____ Materials provided

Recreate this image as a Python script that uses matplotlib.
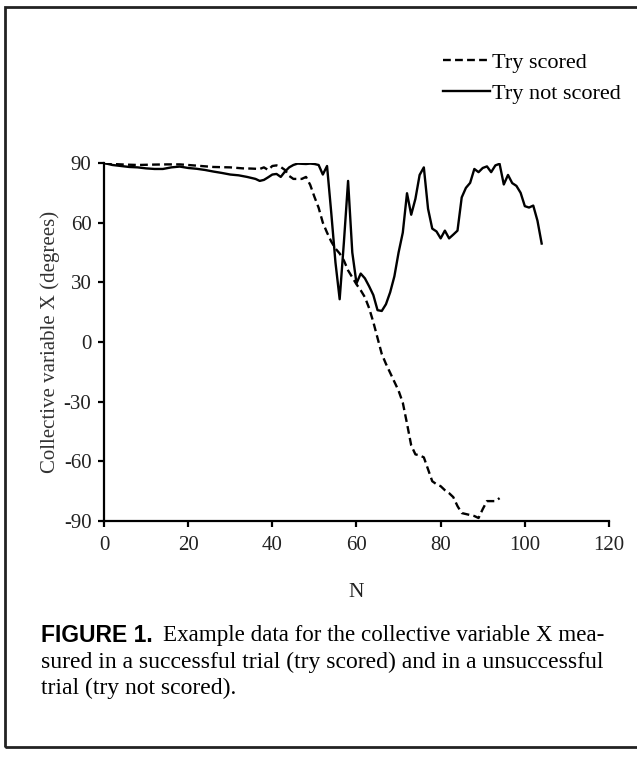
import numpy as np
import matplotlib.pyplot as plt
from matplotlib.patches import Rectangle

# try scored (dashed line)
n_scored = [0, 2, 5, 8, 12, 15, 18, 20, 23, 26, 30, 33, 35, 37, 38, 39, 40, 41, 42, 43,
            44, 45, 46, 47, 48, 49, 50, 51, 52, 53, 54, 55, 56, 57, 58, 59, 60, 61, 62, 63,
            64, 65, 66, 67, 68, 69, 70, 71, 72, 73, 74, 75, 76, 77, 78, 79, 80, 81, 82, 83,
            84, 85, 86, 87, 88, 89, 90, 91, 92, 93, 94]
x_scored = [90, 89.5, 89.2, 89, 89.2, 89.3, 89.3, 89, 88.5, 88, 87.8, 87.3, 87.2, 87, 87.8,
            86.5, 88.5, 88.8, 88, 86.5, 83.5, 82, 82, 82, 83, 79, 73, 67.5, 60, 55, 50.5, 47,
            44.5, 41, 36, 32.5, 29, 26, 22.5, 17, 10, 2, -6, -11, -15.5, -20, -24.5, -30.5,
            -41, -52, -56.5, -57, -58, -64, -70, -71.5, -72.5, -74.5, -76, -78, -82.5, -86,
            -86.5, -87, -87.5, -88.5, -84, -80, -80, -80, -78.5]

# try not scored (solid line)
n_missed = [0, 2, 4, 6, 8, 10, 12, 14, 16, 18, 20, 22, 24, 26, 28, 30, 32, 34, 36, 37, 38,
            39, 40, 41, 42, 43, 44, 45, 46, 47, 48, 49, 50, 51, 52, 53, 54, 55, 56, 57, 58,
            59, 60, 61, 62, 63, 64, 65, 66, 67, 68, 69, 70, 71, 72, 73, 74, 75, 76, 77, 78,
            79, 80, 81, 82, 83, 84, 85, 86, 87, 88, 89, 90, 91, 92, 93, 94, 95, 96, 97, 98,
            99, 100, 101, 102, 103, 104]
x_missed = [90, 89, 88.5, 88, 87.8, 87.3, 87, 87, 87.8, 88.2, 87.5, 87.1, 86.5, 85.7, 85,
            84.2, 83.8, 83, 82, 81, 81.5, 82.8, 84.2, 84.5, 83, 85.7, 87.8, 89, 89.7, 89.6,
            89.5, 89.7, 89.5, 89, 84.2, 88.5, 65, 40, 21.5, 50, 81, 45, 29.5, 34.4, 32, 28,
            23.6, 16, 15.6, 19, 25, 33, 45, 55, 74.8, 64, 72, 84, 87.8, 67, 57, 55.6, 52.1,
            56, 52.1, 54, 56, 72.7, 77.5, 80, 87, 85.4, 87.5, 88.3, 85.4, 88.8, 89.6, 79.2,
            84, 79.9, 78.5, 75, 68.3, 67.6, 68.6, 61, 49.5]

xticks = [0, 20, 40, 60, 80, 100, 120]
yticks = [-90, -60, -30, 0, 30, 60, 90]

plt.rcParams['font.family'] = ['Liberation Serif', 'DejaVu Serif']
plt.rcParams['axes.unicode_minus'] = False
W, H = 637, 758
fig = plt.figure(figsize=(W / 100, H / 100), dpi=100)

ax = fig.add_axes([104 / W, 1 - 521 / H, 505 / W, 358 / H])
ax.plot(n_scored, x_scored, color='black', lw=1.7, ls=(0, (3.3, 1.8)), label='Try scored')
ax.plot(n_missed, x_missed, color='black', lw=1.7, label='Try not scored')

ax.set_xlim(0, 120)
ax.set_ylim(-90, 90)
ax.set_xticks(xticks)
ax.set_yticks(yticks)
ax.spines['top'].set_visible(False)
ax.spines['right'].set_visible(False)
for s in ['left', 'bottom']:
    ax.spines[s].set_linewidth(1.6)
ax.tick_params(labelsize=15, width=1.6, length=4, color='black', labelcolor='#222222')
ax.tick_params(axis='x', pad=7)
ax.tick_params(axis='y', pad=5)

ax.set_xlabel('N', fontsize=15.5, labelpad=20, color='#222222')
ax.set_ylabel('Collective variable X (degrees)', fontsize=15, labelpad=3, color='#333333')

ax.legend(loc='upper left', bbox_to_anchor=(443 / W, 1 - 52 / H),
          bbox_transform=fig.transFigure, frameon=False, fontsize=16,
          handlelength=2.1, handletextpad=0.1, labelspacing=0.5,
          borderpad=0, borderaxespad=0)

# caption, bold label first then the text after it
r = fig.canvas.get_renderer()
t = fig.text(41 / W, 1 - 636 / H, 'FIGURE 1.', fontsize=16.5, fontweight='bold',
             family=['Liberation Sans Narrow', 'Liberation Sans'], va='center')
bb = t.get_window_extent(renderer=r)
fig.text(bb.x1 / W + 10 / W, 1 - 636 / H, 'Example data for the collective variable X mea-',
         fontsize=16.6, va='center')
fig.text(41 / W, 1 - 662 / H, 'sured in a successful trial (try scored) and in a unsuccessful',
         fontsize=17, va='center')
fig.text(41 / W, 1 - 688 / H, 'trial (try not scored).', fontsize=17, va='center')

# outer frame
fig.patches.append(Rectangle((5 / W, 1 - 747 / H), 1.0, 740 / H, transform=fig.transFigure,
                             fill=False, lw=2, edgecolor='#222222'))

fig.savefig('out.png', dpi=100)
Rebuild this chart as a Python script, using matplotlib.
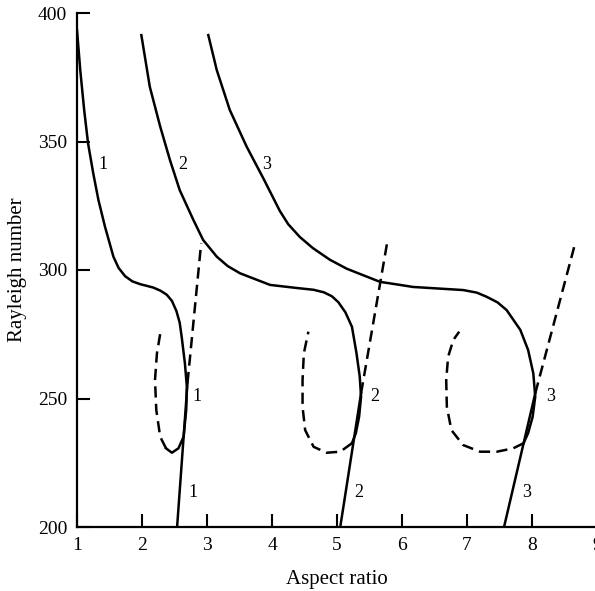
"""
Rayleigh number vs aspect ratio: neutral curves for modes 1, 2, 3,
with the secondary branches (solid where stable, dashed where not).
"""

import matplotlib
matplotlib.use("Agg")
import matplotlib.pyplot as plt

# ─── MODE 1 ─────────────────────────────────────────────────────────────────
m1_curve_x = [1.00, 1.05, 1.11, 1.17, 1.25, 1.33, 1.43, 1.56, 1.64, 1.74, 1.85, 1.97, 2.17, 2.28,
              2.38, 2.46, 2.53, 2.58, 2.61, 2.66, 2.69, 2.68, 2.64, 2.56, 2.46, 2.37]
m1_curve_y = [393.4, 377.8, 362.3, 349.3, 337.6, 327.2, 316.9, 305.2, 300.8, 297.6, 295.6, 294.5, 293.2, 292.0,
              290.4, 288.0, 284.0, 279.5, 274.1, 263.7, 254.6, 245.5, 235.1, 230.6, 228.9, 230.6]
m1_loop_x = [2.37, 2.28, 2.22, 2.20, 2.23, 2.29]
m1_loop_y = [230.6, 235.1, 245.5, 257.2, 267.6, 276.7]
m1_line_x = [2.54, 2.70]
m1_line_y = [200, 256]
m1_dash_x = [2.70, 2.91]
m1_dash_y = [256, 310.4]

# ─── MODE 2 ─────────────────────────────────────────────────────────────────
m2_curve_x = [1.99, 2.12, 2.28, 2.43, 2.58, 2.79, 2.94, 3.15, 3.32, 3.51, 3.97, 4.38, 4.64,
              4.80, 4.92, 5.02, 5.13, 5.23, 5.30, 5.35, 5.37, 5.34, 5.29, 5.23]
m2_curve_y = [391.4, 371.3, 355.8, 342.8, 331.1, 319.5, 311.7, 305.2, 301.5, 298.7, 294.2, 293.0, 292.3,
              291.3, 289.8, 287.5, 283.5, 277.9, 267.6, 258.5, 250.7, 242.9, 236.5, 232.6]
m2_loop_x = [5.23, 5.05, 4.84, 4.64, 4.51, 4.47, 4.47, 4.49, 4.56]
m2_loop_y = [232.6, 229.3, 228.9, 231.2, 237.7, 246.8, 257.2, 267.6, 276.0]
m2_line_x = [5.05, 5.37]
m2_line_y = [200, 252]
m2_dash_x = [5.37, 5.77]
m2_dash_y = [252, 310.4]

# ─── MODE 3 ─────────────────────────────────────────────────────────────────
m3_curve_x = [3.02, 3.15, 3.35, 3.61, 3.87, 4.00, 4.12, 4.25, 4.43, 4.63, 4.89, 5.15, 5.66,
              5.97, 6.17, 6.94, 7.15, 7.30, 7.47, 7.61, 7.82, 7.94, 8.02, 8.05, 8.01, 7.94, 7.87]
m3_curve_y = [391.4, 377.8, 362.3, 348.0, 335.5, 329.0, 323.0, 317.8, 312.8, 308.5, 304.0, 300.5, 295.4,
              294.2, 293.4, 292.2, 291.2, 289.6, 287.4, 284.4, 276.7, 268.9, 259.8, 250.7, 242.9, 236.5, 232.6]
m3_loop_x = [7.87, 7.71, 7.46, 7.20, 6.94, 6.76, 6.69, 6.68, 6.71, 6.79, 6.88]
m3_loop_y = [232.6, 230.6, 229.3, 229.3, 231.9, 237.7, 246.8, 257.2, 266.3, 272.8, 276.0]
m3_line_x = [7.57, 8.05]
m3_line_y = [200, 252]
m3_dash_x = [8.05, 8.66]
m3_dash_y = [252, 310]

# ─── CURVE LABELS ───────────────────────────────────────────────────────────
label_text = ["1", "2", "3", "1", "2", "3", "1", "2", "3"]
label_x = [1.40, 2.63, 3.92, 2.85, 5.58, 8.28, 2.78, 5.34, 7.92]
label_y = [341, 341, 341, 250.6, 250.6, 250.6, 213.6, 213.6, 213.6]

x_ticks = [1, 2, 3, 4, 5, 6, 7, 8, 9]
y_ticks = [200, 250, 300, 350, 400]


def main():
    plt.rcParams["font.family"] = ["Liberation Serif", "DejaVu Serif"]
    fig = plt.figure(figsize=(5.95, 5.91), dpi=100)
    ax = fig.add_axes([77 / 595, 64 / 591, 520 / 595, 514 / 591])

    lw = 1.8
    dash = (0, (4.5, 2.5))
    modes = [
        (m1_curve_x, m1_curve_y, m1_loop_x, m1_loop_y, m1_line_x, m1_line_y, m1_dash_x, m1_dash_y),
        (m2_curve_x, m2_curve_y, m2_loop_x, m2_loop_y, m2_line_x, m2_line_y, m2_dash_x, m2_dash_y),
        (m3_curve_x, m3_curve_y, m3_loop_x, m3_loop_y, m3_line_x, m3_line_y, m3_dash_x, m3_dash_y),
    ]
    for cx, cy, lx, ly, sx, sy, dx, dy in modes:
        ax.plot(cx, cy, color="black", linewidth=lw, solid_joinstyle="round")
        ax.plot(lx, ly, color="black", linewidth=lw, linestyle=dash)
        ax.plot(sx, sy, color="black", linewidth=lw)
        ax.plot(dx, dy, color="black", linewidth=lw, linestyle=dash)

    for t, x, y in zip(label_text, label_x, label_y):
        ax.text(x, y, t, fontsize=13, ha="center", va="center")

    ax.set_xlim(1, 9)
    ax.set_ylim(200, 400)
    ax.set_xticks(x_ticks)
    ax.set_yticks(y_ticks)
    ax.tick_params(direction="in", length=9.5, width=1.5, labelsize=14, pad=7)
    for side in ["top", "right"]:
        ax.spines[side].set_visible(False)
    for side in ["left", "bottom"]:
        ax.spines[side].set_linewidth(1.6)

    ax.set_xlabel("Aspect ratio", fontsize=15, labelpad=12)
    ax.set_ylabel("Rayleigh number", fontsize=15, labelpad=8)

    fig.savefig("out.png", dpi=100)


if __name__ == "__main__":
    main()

________

== Written request ==
Without any pictures, reproduce the lines from the first one in the material through the line that has "-86.5, -87, -87.5, -88.5, -84, -80, -80, -80, -78.5]", exactly as they appear.

== Result ==
Recreate this image as a Python script that uses matplotlib.
import numpy as np
import matplotlib.pyplot as plt
from matplotlib.patches import Rectangle

# try scored (dashed line)
n_scored = [0, 2, 5, 8, 12, 15, 18, 20, 23, 26, 30, 33, 35, 37, 38, 39, 40, 41, 42, 43,
            44, 45, 46, 47, 48, 49, 50, 51, 52, 53, 54, 55, 56, 57, 58, 59, 60, 61, 62, 63,
            64, 65, 66, 67, 68, 69, 70, 71, 72, 73, 74, 75, 76, 77, 78, 79, 80, 81, 82, 83,
            84, 85, 86, 87, 88, 89, 90, 91, 92, 93, 94]
x_scored = [90, 89.5, 89.2, 89, 89.2, 89.3, 89.3, 89, 88.5, 88, 87.8, 87.3, 87.2, 87, 87.8,
            86.5, 88.5, 88.8, 88, 86.5, 83.5, 82, 82, 82, 83, 79, 73, 67.5, 60, 55, 50.5, 47,
            44.5, 41, 36, 32.5, 29, 26, 22.5, 17, 10, 2, -6, -11, -15.5, -20, -24.5, -30.5,
            -41, -52, -56.5, -57, -58, -64, -70, -71.5, -72.5, -74.5, -76, -78, -82.5, -86,
            -86.5, -87, -87.5, -88.5, -84, -80, -80, -80, -78.5]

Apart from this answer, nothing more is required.